The versatile pitcher struggled in Chicago with an unusually high fly ball rate

MLB: Boston Red Sox at New York Yankees Anthony Gruppuso-USA TODAY Sports

In the previous offseason, the Yankees traded RHP Adam Warren and IF Brendan Ryan to the Chicago Cubs for 2B Starlin Castro. The versatile Warren had pitched well for the Yankees as a starter, and in relief, over the previous three seasons and was seen as a good fit for the Cubs, a team expected to contend for a championship. Only eight months later, the Yankees sent the hard throwing Aroldis Chapman to the Cubs for Warren and three prospects, including SS Gleyber Torres, who instantly became the Yankees top prospect. Even though Warren struggled with the Cubs, his peripherals suggest that he might bounce back and be a valuable pitcher again for the Yankees this years and in future seasons.

Between 2013-2015, Warren threw 287 innings with a 3.59 FIP for the Yankees. Pitching as both a starter and a reliever, Warren gave the Yankees quality innings whenever the team needed him. This season, he hasn’t produced the same results. In 35 innings for the Cubs, he had an ugly 5.82 FIP, giving up 23 earned runs.

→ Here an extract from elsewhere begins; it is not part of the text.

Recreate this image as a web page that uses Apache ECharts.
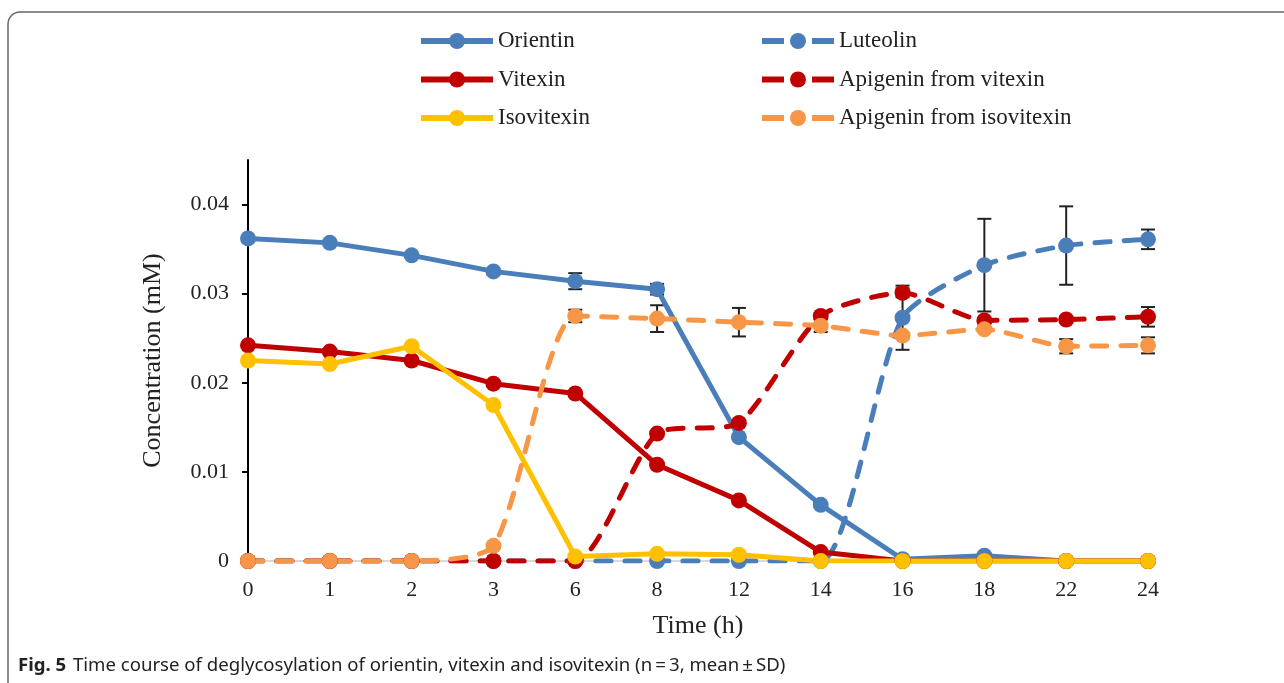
<!DOCTYPE html>
<html>
<head>
<meta charset="utf-8">
<script src="https://cdn.jsdelivr.net/npm/echarts@6/dist/echarts.min.js"></script>
<style>
html,body{margin:0;padding:0;background:#fff;}
#chart{width:1284px;height:683px;}
</style>
</head>
<body>
<div id="chart"></div>
<script>
var categories = ['0','1','2','3','6','8','12','14','16','18','22','24'];
var yTicks = [0, 0.01, 0.02, 0.03, 0.04];

var orientin   = [0.0362, 0.0357, 0.0343, 0.0325, 0.0314, 0.0305, 0.0139, 0.0063, 0.0002, 0.0006, 0.0000, 0.0000];
var luteolin   = [0, 0, 0, 0, 0, 0, 0, 0, 0.0273, 0.0332, 0.0354, 0.0361];
var vitexin    = [0.0242, 0.0235, 0.0225, 0.0199, 0.0188, 0.0108, 0.0068, 0.0010, 0, 0, 0, 0];
var apiVitexin = [0, 0, 0, 0, 0, 0.0143, 0.0155, 0.0275, 0.0301, 0.0270, 0.0271, 0.0274];
var isovitexin = [0.0225, 0.0221, 0.0241, 0.0175, 0.0005, 0.0008, 0.0007, 0, 0, 0, 0, 0];
var apiIsovitexin = [0, 0, 0, 0.0017, 0.0275, 0.0272, 0.0268, 0.0264, 0.0253, 0.0260, 0.0241, 0.0242];

var orientinSD = [0, 0, 0, 0, 0.0009, 0.0006, 0, 0, 0, 0, 0, 0];
var luteolinSD = [0, 0, 0, 0, 0, 0, 0, 0, 0.0036, 0.0052, 0.0044, 0.0011];
var apiVitexinSD = [0, 0, 0, 0, 0, 0, 0, 0.0003, 0.0005, 0.0003, 0.0003, 0.0011];
var apiIsovitexinSD = [0, 0, 0, 0, 0.0007, 0.0015, 0.0016, 0.0007, 0.0003, 0.0003, 0.0008, 0.0009];

var BLUE = '#4a7ebb', RED = '#c00000', YELLOW = '#ffc000', ORANGE = '#f79646';
var SERIF = '"Liberation Serif","Times New Roman",serif';

function errData(vals, sds) {
  var out = [];
  for (var i = 0; i < vals.length; i++) {
    if (sds[i] > 0) out.push([i, vals[i] - sds[i], vals[i] + sds[i]]);
  }
  return out;
}
var errAll = [].concat(
  errData(orientin, orientinSD),
  errData(luteolin, luteolinSD),
  errData(apiVitexin, apiVitexinSD),
  errData(apiIsovitexin, apiIsovitexinSD)
);

function lineSeries(name, data, color, dashed) {
  return {
    name: name,
    type: 'line',
    data: data,
    smooth: dashed ? 0.22 : false,
    symbol: 'circle',
    symbolSize: 16,
    itemStyle: { color: color },
    lineStyle: dashed ? { color: color, width: 5, type: [15, 14], cap: 'round' } : { color: color, width: 5 },
    z: 3
  };
}
function solidItem(name) { return { name: name, lineStyle: { width: 6, type: 'solid' } }; }
function dashItem(name) { return { name: name, lineStyle: { width: 6, type: [22, 28], dashOffset: 0, cap: 'butt' } }; }

var legendText = { fontFamily: SERIF, fontSize: 23, color: '#222', lineHeight: 24 };

var chart = echarts.init(document.getElementById('chart'));
chart.setOption({
  animation: false,
  backgroundColor: '#fff',
  grid: { left: 248, right: 136, top: 160, bottom: 122 },
  legend: [
    {
      left: 413, top: 24, orient: 'vertical',
      itemWidth: 72, itemHeight: 20, itemGap: 14.5, itemStyle: {},
      textStyle: legendText,
      data: [solidItem('Orientin'), solidItem('Vitexin'), solidItem('Isovitexin')]
    },
    {
      left: 754, top: 24, orient: 'vertical',
      itemWidth: 72, itemHeight: 20, itemGap: 14.5,
      textStyle: legendText,
      data: [dashItem('Luteolin'), dashItem('Apigenin from vitexin'), dashItem('Apigenin from isovitexin')]
    }
  ],
  xAxis: {
    type: 'category',
    data: categories,
    boundaryGap: false,
    name: 'Time (h)',
    nameLocation: 'middle',
    nameGap: 52,
    nameTextStyle: { fontFamily: SERIF, fontSize: 26, color: '#222' },
    axisLine: { lineStyle: { color: '#d9d9d9', width: 2 } },
    axisTick: { show: false },
    axisLabel: { fontFamily: SERIF, fontSize: 22, color: '#222', margin: 18 },
    splitLine: { show: false }
  },
  yAxis: {
    type: 'value',
    min: 0, max: 0.045, interval: 0.01,
    name: 'Concentration (mM)',
    nameLocation: 'middle',
    nameGap: 82,
    nameTextStyle: { fontFamily: SERIF, fontSize: 26, color: '#222' },
    axisLine: { show: true, lineStyle: { color: '#000', width: 2 } },
    axisTick: { show: true, length: 6, inside: false, customValues: yTicks, lineStyle: { color: '#000', width: 2 } },
    axisLabel: { fontFamily: SERIF, fontSize: 22, color: '#222', margin: 19, customValues: yTicks,
      formatter: function (v) { return v === 0 ? '0' : String(Math.round(v * 100) / 100); } },
    splitLine: { show: false }
  },
  series: [
    {
      type: 'custom',
      name: 'err',
      data: errAll,
      z: 2,
      silent: true,
      renderItem: function (params, api) {
        var x = api.value(0);
        var lo = api.coord([x, api.value(1)]);
        var hi = api.coord([x, api.value(2)]);
        var w = 7;
        var st = { stroke: '#222', lineWidth: 2 };
        return {
          type: 'group',
          children: [
            { type: 'line', shape: { x1: lo[0], y1: lo[1], x2: hi[0], y2: hi[1] }, style: st },
            { type: 'line', shape: { x1: lo[0] - w, y1: lo[1], x2: lo[0] + w, y2: lo[1] }, style: st },
            { type: 'line', shape: { x1: hi[0] - w, y1: hi[1], x2: hi[0] + w, y2: hi[1] }, style: st }
          ]
        };
      }
    },
    lineSeries('Orientin', orientin, BLUE, false),
    lineSeries('Luteolin', luteolin, BLUE, true),
    lineSeries('Vitexin', vitexin, RED, false),
    lineSeries('Apigenin from vitexin', apiVitexin, RED, true),
    lineSeries('Isovitexin', isovitexin, YELLOW, false),
    lineSeries('Apigenin from isovitexin', apiIsovitexin, ORANGE, true)
  ],
  graphic: [
    {
      type: 'rect',
      shape: { x: 8, y: 12, width: 1320, height: 720, r: 12 },
      style: { fill: 'none', stroke: '#666', lineWidth: 1.5 },
      silent: true
    },
    {
      type: 'text',
      left: 18, top: 656,
      style: {
        text: '{b|Fig. 5}  {r|Time course of deglycosylation of orientin, vitexin and isovitexin (n\u2009=\u20093, mean\u2009\u00b1\u2009SD)}',
        rich: {
          b: { fontFamily: '"Noto Sans",sans-serif', fontWeight: 'bold', fontSize: 18.6, fill: '#222' },
          r: { fontFamily: '"Noto Sans",sans-serif', fontSize: 18.6, fill: '#222' }
        }
      }
    }
  ]
});
</script>
</body>
</html>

Thirty-five innings is a pretty small sample size though, so we should take a look at how he is actually throwing the ball to see if anything has changed.

Warren is throwing his fastball this season at an average of 92.8 MPH which is identical to its velocity in 2015. His changeup velocity this season is 84.5 MPH, slightly above last season’s 84.2 MPH. The same goes for his slider which is slightly up this season (87.3 MPH) compared to last season (87.1 MPH).

Pitch Selection
Unlike his velocity, Warren’s pitch selection has changed somewhat since last season. He is throwing his fastball 34.4% of the time compared to 27.6% in 2015. The other increase is in his changeup, which he is throwing 22.1% of the time compared to 15% in 2015. Basically, he is favoring his fastball and changeup over his slider and curve ball. This seems like a good choice because his changeup and slider are considered to be his most valuable pitches by FanGraphs. None of these numbers, however, suggest that he is choosing pitches significantly different than in previous seasons.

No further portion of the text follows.